In the illustrated embodiment, conventional yellow, magenta and cyan dyes used in thermal dye transfer systems can be used and are well known to those skilled in the art.

Any dye can be used in the dye-donor element provided it is transferable to the dye-receiver by the action of heat. Especially good results have been obtained with sublimable dyes. Dyes useful in the present invention are described in U.S. Pat. Nos. 4,916,112; 4,927,803 and 5,023,228, the disclosures of which are hereby incorporated by reference.

A conventional dye receiver medium 34 is drawn through a nip formed between printhead 24 and a platen roller 36 by a capstan drive roller pair 38 and 40. Dye receiver medium 34 is conventional, and includes a support 42 and a receiving layer 44. Image-wise activation of linear printhead 24 causes dye to be transferred from the dye donor element of belt 10 into the dye receiving layer of medium 34; at least partially image-wise depleting portions of the patches of dye.
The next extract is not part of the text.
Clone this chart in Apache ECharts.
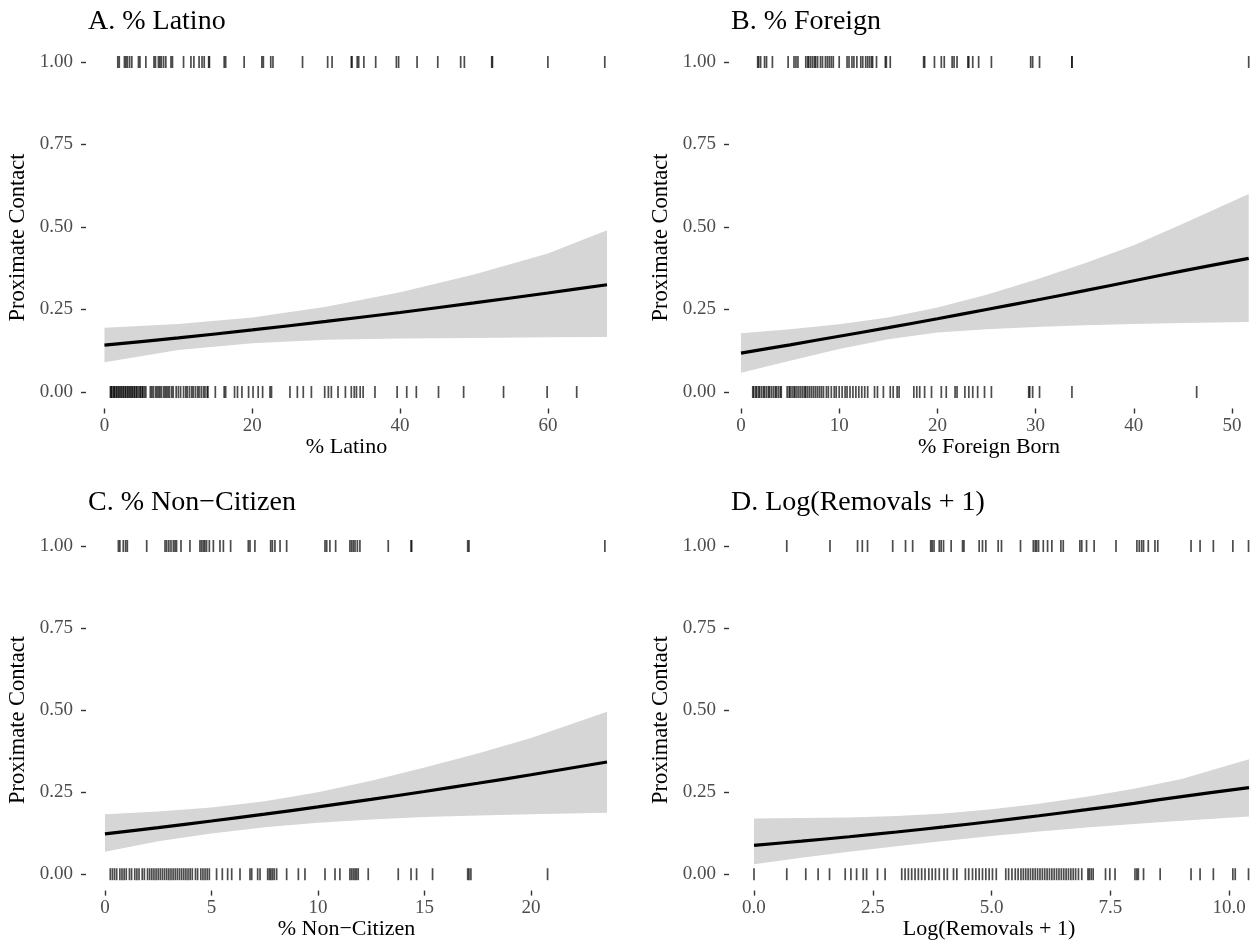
<!DOCTYPE html>
<html><head><meta charset="utf-8">
<script src="https://cdn.jsdelivr.net/npm/echarts@6/dist/echarts.min.js"></script>
<style>html,body{margin:0;padding:0;background:#fff}#c{width:1255px;height:951px}</style>
</head><body><div id="c"></div><script>
// ---------------- data ----------------
const yTicks = [0, 0.25, 0.5, 0.75, 1];
const latinoTicks = [0, 20, 40, 60];
const foreignTicks = [0, 10, 20, 30, 40, 50];
const nonCitTicks = [0, 5, 10, 15, 20];
const removalsTicks = [0, 2.5, 5, 7.5, 10];

// fitted curves and 95% bands
const latinoFitX = [0, 10, 20, 30, 40, 50, 60, 68.0];
const latinoFit  = [0.142, 0.164, 0.188, 0.214, 0.241, 0.270, 0.300, 0.325];
const latinoHi   = [0.195, 0.206, 0.226, 0.258, 0.302, 0.356, 0.420, 0.490];
const latinoLo   = [0.090, 0.127, 0.148, 0.158, 0.162, 0.164, 0.166, 0.167];

const foreignFitX = [0, 5, 10, 15, 20, 25, 30, 35, 40, 45, 51.7];
const foreignFit  = [0.118, 0.143, 0.169, 0.195, 0.222, 0.250, 0.278, 0.307, 0.337, 0.367, 0.405];
const foreignHi   = [0.178, 0.190, 0.205, 0.226, 0.256, 0.295, 0.340, 0.390, 0.445, 0.510, 0.600];
const foreignLo   = [0.058, 0.095, 0.130, 0.160, 0.180, 0.190, 0.197, 0.202, 0.206, 0.209, 0.212];

const nonCitFitX = [0, 2.5, 5, 7.5, 10, 12.5, 15, 17.5, 20, 23.57];
const nonCitFit  = [0.123, 0.142, 0.162, 0.183, 0.205, 0.228, 0.252, 0.277, 0.303, 0.342];
const nonCitHi   = [0.183, 0.191, 0.203, 0.222, 0.250, 0.285, 0.325, 0.368, 0.415, 0.495];
const nonCitLo   = [0.068, 0.100, 0.124, 0.143, 0.157, 0.167, 0.174, 0.179, 0.183, 0.187];

const removalsFitX = [0, 1, 2, 3, 4, 5, 6, 7, 8, 9, 10.42];
const removalsFit  = [0.088, 0.1005, 0.114, 0.1285, 0.144, 0.1605, 0.178, 0.1965, 0.216, 0.2365, 0.264];
const removalsHi   = [0.170, 0.171, 0.173, 0.177, 0.185, 0.198, 0.215, 0.236, 0.260, 0.290, 0.350];
const removalsLo   = [0.030, 0.050, 0.068, 0.085, 0.101, 0.116, 0.130, 0.142, 0.153, 0.163, 0.176];

// observed outcomes (rug marks) at y = 1 and y = 0
const latino1 = [1.8,2.0,2.7,2.9,3.1,3.4,3.7,4.6,4.8,5.6,6.7,6.9,7.3,7.5,7.7,8.0,8.3,9.0,9.2,10.7,11.7,12.1,12.8,13.2,13.5,14.1,14.2,16.2,16.4,18.9,21.3,21.5,22.5,22.8,26.8,30.2,30.8,33.4,33.5,34.2,34.4,35.1,36.7,39.5,39.8,42.3,45.1,48.2,48.7,52.4,52.5,60.0,67.7];
const latino0 = [0.8,0.9,1.0,1.2,1.3,1.4,1.6,1.7,1.9,2.0,2.2,2.3,2.5,2.6,2.8,2.9,3.1,3.2,3.4,3.5,3.7,3.8,4.0,4.1,4.3,4.4,4.6,4.8,4.9,5.1,5.2,5.4,5.6,6.2,6.4,6.6,6.9,7.1,7.3,7.5,7.7,8.0,8.2,8.4,8.6,8.8,9.1,9.3,9.7,10.0,10.3,10.7,11.0,11.2,11.5,11.8,12.0,12.3,12.6,12.8,13.1,13.4,13.6,13.9,14.0,15.0,16.2,16.4,17.6,18.0,18.6,19.5,20.1,20.8,21.4,22.4,22.6,25.1,26.1,26.9,28.0,29.8,30.3,30.7,31.6,32.6,33.4,33.8,34.1,34.6,35.0,36.6,39.6,40.9,42.2,45.2,48.6,54.0,59.9,63.9];

const foreign1 = [1.7,1.8,2.0,2.4,2.6,3.2,4.8,5.4,5.6,5.8,6.6,6.8,6.9,7.1,7.3,7.5,7.6,7.8,8.1,8.3,8.6,8.8,9.0,9.2,9.4,10.0,10.8,11.0,11.3,11.5,11.8,12.2,12.4,12.7,12.9,13.1,13.3,13.4,13.8,14.7,14.8,15.2,18.6,18.7,19.7,20.4,20.7,21.5,21.7,22.0,23.1,23.2,23.6,24.2,25.5,29.5,29.7,30.4,33.7,33.7,51.7];
const foreign0 = [1.2,1.3,1.5,1.6,1.8,1.9,2.1,2.3,2.4,2.6,2.8,2.9,3.1,3.3,3.5,3.6,3.8,4.0,4.1,4.7,4.9,5.0,5.2,5.4,5.5,5.7,5.9,6.1,6.3,6.5,6.6,6.8,7.0,7.2,7.4,7.6,7.8,8.0,8.2,8.4,8.7,8.9,9.2,9.5,9.7,10.0,10.3,10.6,10.8,11.1,11.4,11.7,12.0,12.3,12.6,12.9,13.6,13.9,14.5,15.2,15.5,15.9,16.1,17.6,17.9,18.2,18.7,19.4,20.4,20.9,21.8,22.0,22.8,23.2,23.6,24.1,24.8,25.5,29.3,29.4,29.7,30.4,33.7,46.4];

const nonCit1 = [0.63,0.70,0.86,0.97,1.05,1.96,2.82,2.90,3.0,3.1,3.21,3.29,3.36,3.57,3.99,4.46,4.54,4.62,4.69,4.77,4.90,5.09,5.40,5.56,5.90,6.73,6.81,7.04,7.78,7.86,7.98,8.22,8.53,10.33,10.41,10.56,10.83,11.5,11.58,11.66,11.74,11.85,11.97,13.3,14.37,14.4,17.03,17.09,23.47];
const nonCit0 = [0.25,0.35,0.45,0.55,0.7,0.8,0.9,1.0,1.15,1.25,1.4,1.5,1.6,1.75,1.85,2.0,2.1,2.2,2.3,2.4,2.5,2.6,2.7,2.8,2.9,3.0,3.1,3.2,3.3,3.4,3.5,3.6,3.7,3.8,3.9,4.0,4.1,4.25,4.35,4.5,4.6,4.7,4.8,4.9,5.24,5.51,5.76,5.95,6.34,6.81,6.89,7.17,7.28,7.64,7.72,7.79,7.87,7.95,8.06,8.53,9.08,9.39,10.33,10.8,11.03,11.5,11.58,11.66,11.74,11.81,11.89,12.36,13.77,14.37,14.63,15.38,17.03,17.09,17.18,20.78];

const removals1 = [0.69,1.6,2.18,2.28,2.39,2.92,3.19,3.34,3.72,3.75,3.79,3.90,3.94,3.99,4.15,4.39,4.42,4.74,4.81,4.88,5.14,5.21,5.61,5.88,5.92,5.95,5.99,6.09,6.18,6.27,6.46,6.51,6.86,6.9,7.0,7.16,7.62,8.06,8.11,8.16,8.2,8.3,8.44,8.5,9.2,9.39,9.67,10.08,10.41];
const removals0 = [0,0.69,1.09,1.35,1.59,1.92,2.04,2.16,2.3,2.37,2.6,2.76,3.11,3.18,3.25,3.32,3.39,3.46,3.53,3.6,3.68,3.75,3.82,3.9,4.0,4.07,4.2,4.27,4.45,4.52,4.6,4.67,4.74,4.81,4.88,4.95,5.02,5.1,5.3,5.36,5.43,5.5,5.56,5.62,5.67,5.72,5.77,5.82,5.87,5.92,5.97,6.02,6.07,6.12,6.17,6.22,6.27,6.32,6.37,6.42,6.47,6.52,6.57,6.62,6.67,6.72,6.77,6.83,6.9,7.03,7.06,7.1,7.14,7.4,7.49,7.6,8.02,8.06,8.09,8.2,8.55,9.2,9.39,9.67,10.08,10.13,10.41];

// ---------------- layout / style ----------------
const FONT = '"Liberation Serif","Times New Roman",serif';
const panels = [
  {title:'A. % Latino', xname:'% Latino', left:86, top:45.5, width:521, height:363, xmin:-2.5, xmax:68.0, ticks:latinoTicks, dec:0, ty:22, ny:237.5,
   fx:latinoFitX, fit:latinoFit, hi:latinoHi, lo:latinoLo, r1:latino1, r0:latino0},
  {title:'B. % Foreign', xname:'% Foreign Born', left:729, top:45.5, width:520, height:363, xmin:-1.22, xmax:51.73, ticks:foreignTicks, dec:0, ty:22, ny:237.5,
   fx:foreignFitX, fit:foreignFit, hi:foreignHi, lo:foreignLo, r1:foreign1, r0:foreign0},
  {title:'C. % Non\u2212Citizen', xname:'% Non\u2212Citizen', left:86, top:529.6, width:521, height:361, xmin:-0.89, xmax:23.57, ticks:nonCitTicks, dec:0, ty:503, ny:720,
   fx:nonCitFitX, fit:nonCitFit, hi:nonCitHi, lo:nonCitLo, r1:nonCit1, r0:nonCit0},
  {title:'D. Log(Removals + 1)', xname:'Log(Removals + 1)', left:729, top:529.6, width:520, height:361, xmin:-0.526, xmax:10.42, ticks:removalsTicks, dec:1, ty:503, ny:720,
   fx:removalsFitX, fit:removalsFit, hi:removalsHi, lo:removalsLo, r1:removals1, r0:removals0}
];

const grid = [], xAxis = [], yAxis = [], series = [], graphic = [];
panels.forEach((p, i) => {
  grid.push({left:p.left, top:p.top, width:p.width, height:p.height, containLabel:false, outerBoundsMode:'none'});
  xAxis.push({
    type:'value', gridIndex:i, min:p.xmin, max:p.xmax,
    axisLine:{show:false, onZero:false}, splitLine:{show:false},
    axisTick:{show:true, length:5, lineStyle:{color:'#333', width:1.4}, customValues:p.ticks},
    axisLabel:{color:'#4D4D4D', fontFamily:FONT, fontSize:19, margin:8, customValues:p.ticks,
      formatter:(v)=>Number(v).toFixed(p.dec)},
    name:p.xname, nameLocation:'middle', nameGap:28,
    nameTextStyle:{color:'#000', fontFamily:FONT, fontSize:22}
  });
  yAxis.push({
    type:'value', gridIndex:i, min:-0.05, max:1.05,
    axisLine:{show:false, onZero:false}, splitLine:{show:false},
    axisTick:{show:true, length:5, lineStyle:{color:'#333', width:1.4}, customValues:yTicks},
    axisLabel:{color:'#4D4D4D', fontFamily:FONT, fontSize:19, margin:13, customValues:yTicks,
      formatter:(v)=>Number(v).toFixed(2)}
  });
  // confidence band as a polygon through the axis scales
  series.push({type:'custom', xAxisIndex:i, yAxisIndex:i, silent:true, z:1, data:[[p.fx[0], p.lo[0]]],
    renderItem:(params, api) => {
      const pts = p.fx.map((x, j) => api.coord([x, p.hi[j]]));
      for (let j = p.fx.length - 1; j >= 0; j--) pts.push(api.coord([p.fx[j], p.lo[j]]));
      return {type:'polygon', shape:{points:pts}, style:{fill:'#D6D6D6'}};
    }});
  series.push({type:'line', xAxisIndex:i, yAxisIndex:i, silent:true, symbol:'none', smooth:0.3,
    lineStyle:{color:'#000', width:3.2}, data:p.fx.map((x, j) => [x, p.fit[j]]), z:3});
  series.push({type:'scatter', xAxisIndex:i, yAxisIndex:i, silent:true, symbol:'rect', symbolSize:[1.7, 12],
    itemStyle:{color:'rgba(0,0,0,0.88)'}, data:p.r1.map(x => [x, 1]), z:4});
  series.push({type:'scatter', xAxisIndex:i, yAxisIndex:i, silent:true, symbol:'rect', symbolSize:[1.7, 12],
    itemStyle:{color:'rgba(0,0,0,0.88)'}, data:p.r0.map(x => [x, 0]), z:4});
  graphic.push({type:'text', x:p.left + 2, y:p.ty, silent:true,
    style:{text:p.title, fill:'#000', fontFamily:FONT, fontSize:28, align:'left', verticalAlign:'middle'}});
  graphic.push({type:'text', x:p.left - 68, y:p.ny, rotation:Math.PI / 2, silent:true,
    style:{text:'Proximate Contact', fill:'#000', fontFamily:FONT, fontSize:22.5, align:'center', verticalAlign:'middle'}});
});

const chart = echarts.init(document.getElementById('c'), null, {renderer:'canvas'});
chart.setOption({animation:false, backgroundColor:'#fff', grid, xAxis, yAxis, series, graphic});
</script></body></html>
Dye reservoir rollers 16, 18, and 20 include a permeation membrane. Examples of membrane material include Polyethylene CM751-X™, CM752-X™, CM755-X™ and CM756-X™ (Eastman Chemical); Polyethylene Attane 4201™ and 4203™ (Dow Chemical); Polyethylene ETS-9066™ (Union Carbide); Polyethylene 4002P™ (Eastman Chemical); Kraton D1102™, D1111™, D1116™, G1652™, G1657™ and G1702™ (Shell Chemical Co.); polyurethane of isophorone diisocyanate, 2-ethyl-1,3-hexane diol and hydroxy terminated poly(ethylene-co-butylene); poly[(2,2′-oxydiethylene-co-2,2-dimethyl-1,3-propylene (20/80) terephthalate-block-poly(ethylene-co-butylene)]; poly[ethylene terephthalate-block-poly(ethylene-co-butylene)]; poly[1,6-hexylene terephthalate-block-poly(ethylene-co-butylene)]; poly(ethylene-co-propylene), ethylene content 60 wt. %; poly(ethylene-co-ethyl acrylate), ethyl acrylate content 18 wt. %; poly(ethylene-co-vinyl acetate), vinyl acetate content 14 wt. %; polybutadiene; polystyrene-block-polybutadiene-block-polystyrene, styrene content 30 wt. %; acrylonitrile/butadiene/styrene resin; polystyrene-block-polyisoprene-block-polystyrene; styrene content 14 wt. %; poly(acrylonitrile-co-butadiene), acrylonitrile content 30-32 wt. %; poly(ethylene oxide); poly(vinyl acetate); poly(vinyl chloride-co-vinyl acetate), vinyl chloride content 87 wt. %, vinyl acetate content 13 wt. %; poly(vinyl butyral); polyvinyl acetal resin #S-LEC KS-1™ (Sekisui Chemical); poly(n-butyl methacrylate); poly(isopropyl acrylate); poly(isobutyl methacrylate); poly(2-hydroxyethyl methacrylate); poly(sec-butyl methacrylate); poly(ethyl methacrylate); poly(hydroxypropyl methacrylate); poly(isopropyl methacrylate); polystyrene; poly(1-butene), isotactic; copolymer of carbonic acid with 4,4′-(hexahydro-4,7-methanoindan-5-ylidene) diphenol; copolymer of carbonic acid with 50 wt. % Bisphenol A, diethylene glycol and 15 wt. % block-poly(dimethylsiloxane); copolymer of carbonic acid with 4,4′-(hexahydro-4,7-methanoindan-5-ylidene) diphenol and 40 wt. % block-poly(dimethylsiloxane); and copolymer of isophthalic acid with 4,4′-(hexahydro-4,7-methanoindan-5-ylidene) diphenol and 40 wt. % block-poly(dimethylsiloxane).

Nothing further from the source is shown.